WHAT THE TASK ASKS
Reproduce the listing below exactly. Pictures do not belong in the copy.

COLLECTED DATA
==============================

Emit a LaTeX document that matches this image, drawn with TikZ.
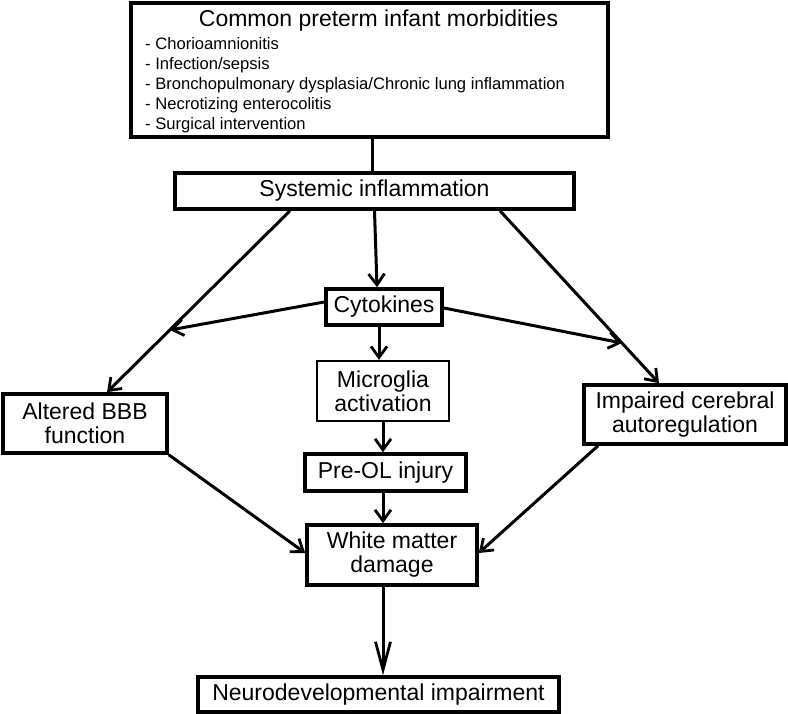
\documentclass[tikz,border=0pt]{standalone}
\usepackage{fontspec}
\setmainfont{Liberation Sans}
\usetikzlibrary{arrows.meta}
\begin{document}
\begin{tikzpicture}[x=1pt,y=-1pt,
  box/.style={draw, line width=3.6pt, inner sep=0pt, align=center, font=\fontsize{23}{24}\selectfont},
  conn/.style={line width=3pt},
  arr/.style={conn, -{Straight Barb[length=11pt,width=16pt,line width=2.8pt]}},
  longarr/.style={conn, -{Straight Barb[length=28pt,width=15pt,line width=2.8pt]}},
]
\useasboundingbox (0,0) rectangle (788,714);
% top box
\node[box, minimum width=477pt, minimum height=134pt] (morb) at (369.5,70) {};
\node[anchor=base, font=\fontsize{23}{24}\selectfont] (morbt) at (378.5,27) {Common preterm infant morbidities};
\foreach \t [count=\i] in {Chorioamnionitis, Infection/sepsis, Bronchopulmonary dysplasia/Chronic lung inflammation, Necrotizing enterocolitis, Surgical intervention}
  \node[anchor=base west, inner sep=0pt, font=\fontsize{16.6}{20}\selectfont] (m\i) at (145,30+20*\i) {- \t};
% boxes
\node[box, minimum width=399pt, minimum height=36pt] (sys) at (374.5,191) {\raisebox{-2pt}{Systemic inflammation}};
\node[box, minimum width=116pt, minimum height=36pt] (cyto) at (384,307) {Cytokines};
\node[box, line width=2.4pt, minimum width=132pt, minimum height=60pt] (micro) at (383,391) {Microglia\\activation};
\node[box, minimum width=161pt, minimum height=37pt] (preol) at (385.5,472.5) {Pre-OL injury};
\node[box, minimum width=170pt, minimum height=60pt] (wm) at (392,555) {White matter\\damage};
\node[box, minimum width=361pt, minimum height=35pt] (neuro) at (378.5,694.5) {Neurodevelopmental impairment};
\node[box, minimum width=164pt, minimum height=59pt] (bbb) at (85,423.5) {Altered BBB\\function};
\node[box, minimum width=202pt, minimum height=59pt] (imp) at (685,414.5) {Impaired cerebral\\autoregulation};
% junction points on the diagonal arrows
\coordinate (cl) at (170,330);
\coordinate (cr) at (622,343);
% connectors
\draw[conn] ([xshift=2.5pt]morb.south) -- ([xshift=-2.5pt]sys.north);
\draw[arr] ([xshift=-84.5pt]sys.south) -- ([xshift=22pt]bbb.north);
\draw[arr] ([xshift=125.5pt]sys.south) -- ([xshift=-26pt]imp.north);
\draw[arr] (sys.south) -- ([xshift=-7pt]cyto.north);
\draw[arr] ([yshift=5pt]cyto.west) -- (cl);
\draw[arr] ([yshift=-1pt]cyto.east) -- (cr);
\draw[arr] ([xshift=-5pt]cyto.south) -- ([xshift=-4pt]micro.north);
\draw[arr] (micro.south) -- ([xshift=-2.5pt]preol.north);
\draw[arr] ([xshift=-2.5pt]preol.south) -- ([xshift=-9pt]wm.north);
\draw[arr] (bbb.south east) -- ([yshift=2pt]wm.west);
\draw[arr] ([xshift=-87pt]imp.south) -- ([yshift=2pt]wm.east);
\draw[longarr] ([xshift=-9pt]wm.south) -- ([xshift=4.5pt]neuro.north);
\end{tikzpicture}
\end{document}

==============================

EXERCISE RESPONSE
Emit a LaTeX document that matches this image, drawn with TikZ.
\documentclass[tikz,border=0pt]{standalone}
\usepackage{fontspec}
\setmainfont{Liberation Sans}
\usetikzlibrary{arrows.meta}
\begin{document}
\begin{tikzpicture}[x=1pt,y=-1pt,
  box/.style={draw, line width=3.6pt, inner sep=0pt, align=center, font=\fontsize{23}{24}\selectfont},
  conn/.style={line width=3pt},
  arr/.style={conn, -{Straight Barb[length=11pt,width=16pt,line width=2.8pt]}},
  longarr/.style={conn, -{Straight Barb[length=28pt,width=15pt,line width=2.8pt]}},
]
\useasboundingbox (0,0) rectangle (788,714);
% top box
\node[box, minimum width=477pt, minimum height=134pt] (morb) at (369.5,70) {};
\node[anchor=base, font=\fontsize{23}{24}\selectfont] (morbt) at (378.5,27) {Common preterm infant morbidities};
\foreach \t [count=\i] in {Chorioamnionitis, Infection/sepsis, Bronchopulmonary dysplasia/Chronic lung inflammation, Necrotizing enterocolitis, Surgical intervention}
  \node[anchor=base west, inner sep=0pt, font=\fontsize{16.6}{20}\selectfont] (m\i) at (145,30+20*\i) {- \t};
% boxes
\node[box, minimum width=399pt, minimum height=36pt] (sys) at (374.5,191) {\raisebox{-2pt}{Systemic inflammation}};
\node[box, minimum width=116pt, minimum height=36pt] (cyto) at (384,307) {Cytokines};
\node[box, line width=2.4pt, minimum width=132pt, minimum height=60pt] (micro) at (383,391) {Microglia\\activation};
\node[box, minimum width=161pt, minimum height=37pt] (preol) at (385.5,472.5) {Pre-OL injury};
\node[box, minimum width=170pt, minimum height=60pt] (wm) at (392,555) {White matter\\damage};
\node[box, minimum width=361pt, minimum height=35pt] (neuro) at (378.5,694.5) {Neurodevelopmental impairment};
\node[box, minimum width=164pt, minimum height=59pt] (bbb) at (85,423.5) {Altered BBB\\function};
\node[box, minimum width=202pt, minimum height=59pt] (imp) at (685,414.5) {Impaired cerebral\\autoregulation};
% junction points on the diagonal arrows
\coordinate (cl) at (170,330);
\coordinate (cr) at (622,343);
% connectors
\draw[conn] ([xshift=2.5pt]morb.south) -- ([xshift=-2.5pt]sys.north);
\draw[arr] ([xshift=-84.5pt]sys.south) -- ([xshift=22pt]bbb.north);
\draw[arr] ([xshift=125.5pt]sys.south) -- ([xshift=-26pt]imp.north);
\draw[arr] (sys.south) -- ([xshift=-7pt]cyto.north);
\draw[arr] ([yshift=5pt]cyto.west) -- (cl);
\draw[arr] ([yshift=-1pt]cyto.east) -- (cr);
\draw[arr] ([xshift=-5pt]cyto.south) -- ([xshift=-4pt]micro.north);
\draw[arr] (micro.south) -- ([xshift=-2.5pt]preol.north);
\draw[arr] ([xshift=-2.5pt]preol.south) -- ([xshift=-9pt]wm.north);
\draw[arr] (bbb.south east) -- ([yshift=2pt]wm.west);
\draw[arr] ([xshift=-87pt]imp.south) -- ([yshift=2pt]wm.east);
\draw[longarr] ([xshift=-9pt]wm.south) -- ([xshift=4.5pt]neuro.north);
\end{tikzpicture}
\end{document}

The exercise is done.